A: XAUT would face immediate confidence collapse. Whether gold is ultimately recoverable depends on jurisdiction and custodian bankruptcy treatment. PAXG holders would experience transfer to NY DFS-appointed receiver. XAUT holders face 12-24 months of legal uncertainty.

Conclusion

XAUT succeeds as a retail-accessible gold token but fails to capture institutional premium that commodity tokenization promised. The $2.647 billion market cap reflects path dependency and network effects (early mover advantage, Tether's brand), not fundamental advantages over PAXG's regulated alternative.

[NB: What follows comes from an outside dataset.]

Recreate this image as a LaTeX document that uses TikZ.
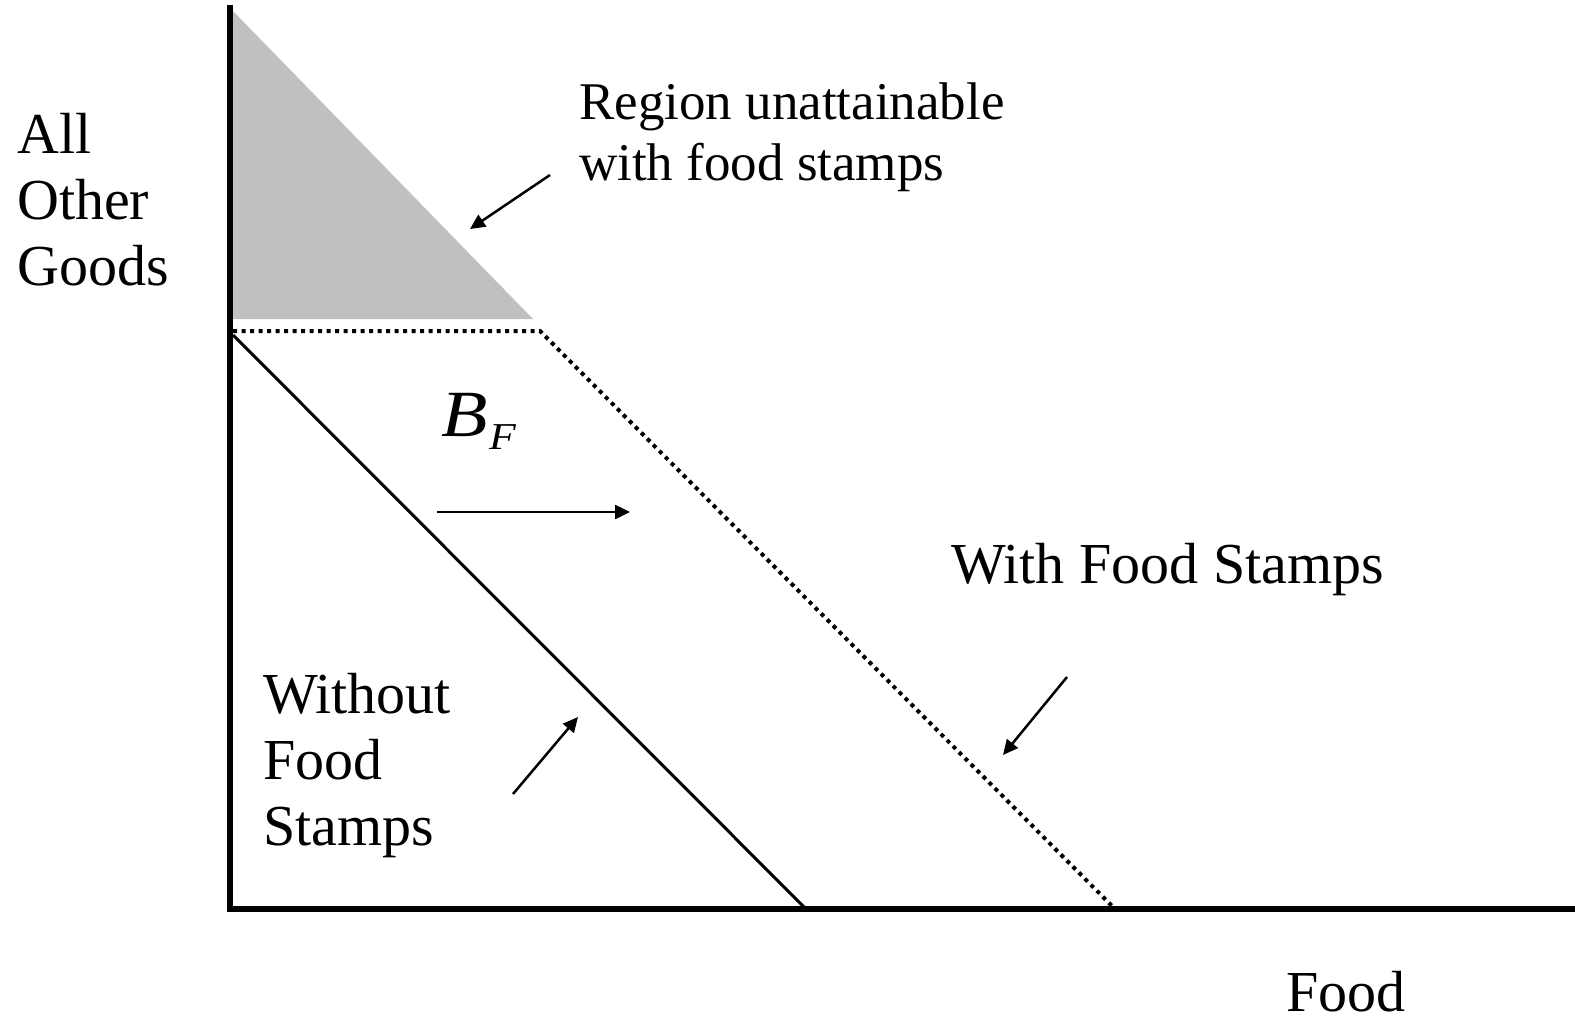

The Q1 2026 data reveals the structural problem: XAUT's growth rate is decelerating (+16% vs. broader crypto +40%), while PAXG is accelerating (+51%). This divergence will continue. As institutional adoption of tokenized assets expands, risk committees will increasingly favor regulated custody. XAUT will persist as a retail liquidity provider across multiple chains, but will lose institutional credibility competition to PAXG and—eventually—to purpose-built regulated commodities tokens from established financial institutions.

The tension is not technical but economic: Tether solved the problem of issuing gold tokens without regulatory constraint. But the problem institutions actually need solved is issuing gold tokens WITH regulatory constraint—providing verification that capital rules, custody is segregated, and fraud is impossible. XAUT's design optimizes for the wrong problem.

For retail speculation, Solana integration, and cross-chain arbitrage, XAUT is adequate. For institutional treasuries, XAUT is administratively unsuitable. Market structure will increasingly reflect this segmentation.